Within hours of Mr. Biden’s phone call, the Netanyahu government was airing a number of what it said were tweaks to the package of judicial reforms.

But Mr. Miller describes those changes as window-dressing, adding that they leave intact the most consequential aspects of the reform – those affecting the weight of the Supreme Court in the government’s balance of power.

“They are pushing ahead with a change that will give the government the edge in naming the justices,” says Mr. Miller, who is now a senior fellow in U.S. foreign policy at the Carnegie Endowment for International Peace in Washington.

For Mr. Makovsky, Mr. Netanyahu’s narrow field of maneuverability is roughly comparable to that of House Speaker Kevin McCarthy, who was only able to secure the votes he needed to win the position he coveted by accommodating the demands of the most extreme and far-right members of his caucus.

Israeli Finance Minister Bezalel Smotrich, leader of the hard-right Religious Zionist Party, attends a news conference in Jerusalem, Jan. 8, 2023. He drew a U.S. rebuke after declaring during a weekend visit to France that there is “no such thing” as the Palestinian people.
Ronen Zvulun/Reuters

In a similar way, he says, Mr. Netanyahu was only able to retake the prime minister’s chair by including the far right in his governing coalition – and by sticking to their demands, which include the judicial reforms.

Thus Mr. Netanyahu has in his government two extreme right leaders who joined forces in the last election: Finance Minister Bezalel Smotrich of the Religious Zionist Party, and National Security Minister Itamar Ben-Gvir of Otzma Yehudit, or Jewish Power.

“Whenever you have rough parity between political forces, a small group with ideas out on the margins is able to wield disproportionate influence,” says Mr. Makovsky.

“We see it [in the United States] with McCarthy forced to give a small group of representatives disproportionate weight. And we see it in Israel,” he adds, “where in order to govern, Netanyahu has named as senior ministers two far-right leaders whose positions threaten the foundations of the U.S.-Israel relationship.”

Mr. Smotrich drew a rebuke from the U.S. after declaring during a weekend visit to France that there is “no such thing” as the Palestinian people. He earlier prompted an international uproar – and comparisons to Nazi behavior – when he called for a West Bank Palestinian town to be “erased.”

Mr. Ben-Gvir has provoked outrage by ordering the demolitions of homes of Arabs in East Jerusalem to continue during the Muslim holy month of Ramadan, which began Wednesday.

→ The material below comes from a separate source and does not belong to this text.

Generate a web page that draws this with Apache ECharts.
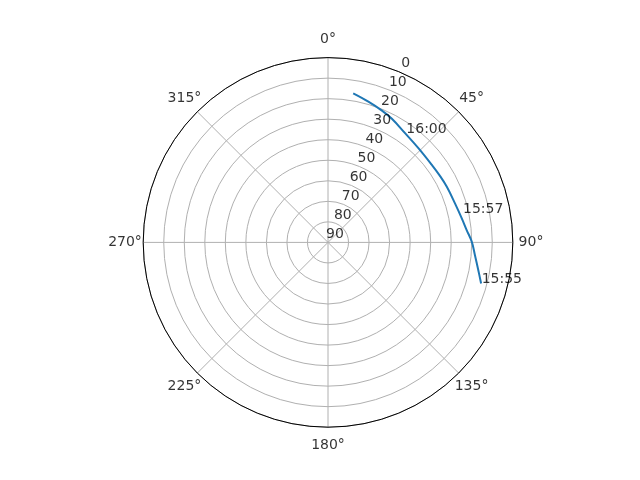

Israel's Minister of National Security Itamar Ben-Gvir, leader of the extreme-right Otzma Yehudit, or Jewish Power party, speaks with the media as he attends the weekly cabinet meeting in the Prime Minister's Office in Jerusalem, March 19, 2023.
Abir Sultan/Reuters

Some in the U.S. have called it an exaggeration to deem Israel’s proposed judicial reforms a threat to the core of the U.S.-Israel relationship, and say the Biden administration should take Mr. Netanyahu at his word when he says Israel will remain a vibrant democracy.

Values and security

But others increasingly sound alarms over the national security implications of the legislation.

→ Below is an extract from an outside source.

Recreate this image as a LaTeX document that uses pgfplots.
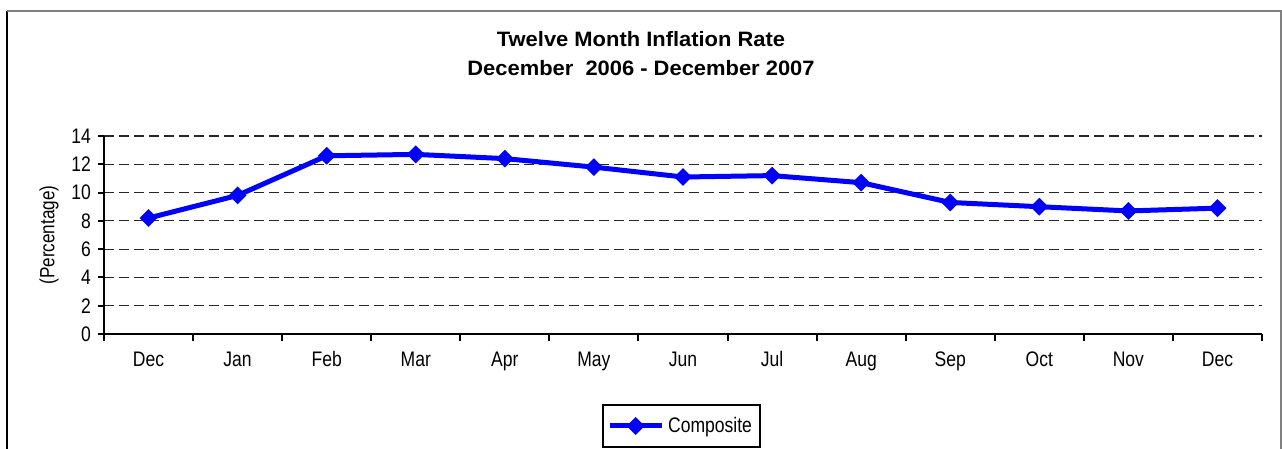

“There are more and more indications that normalization between Israel and the Arab countries is facing immense challenges, [while] Israel is gradually losing the support of its good friends in the U.S. and Europe,” says Shira Efron, director of policy research at Washington’s Israel Policy Forum and a senior fellow at the Institute for National Security Studies in Tel Aviv. Indeed, Gulf Arab leaders who have recently established diplomatic ties to Israel have warned that including the far right in the government will harm relations.

Israel’s security concerns and relations with key partners deserve “the full attention of a savvy and experienced national security cabinet,” Ms. Efron says. Instead, “the cabinet includes ministers with zero national security experience,” she adds, with their attention focused domestically “on undermining the court and building the infrastructure for exonerating corrupt politicians.”

Moreover, Mr. Miller says there is a direct correlation between what he calls the “values proposition” in the U.S.-Israel relationship and Israel’s national security. A threat to one, he says, weakens the other.

“The traditional basis for America’s support for Israel is the high coincidence of values along with the high coincidence of interests,” he says. For seven decades, it’s the “values proposition” that has given the relationship its “resilience,” the longtime participant in the bilateral partnership says.

Without the strong common values, he says, the relationship no longer has the bonding element that has made it special.

“You take that values proposition away, and you take away a key part of what the relationship has been,” Mr. Miller says. “If Israel is in conflict with those values, it becomes harder to give them the support the U.S. has provided for decades,” he adds. “And for Israel it becomes a national security issue.”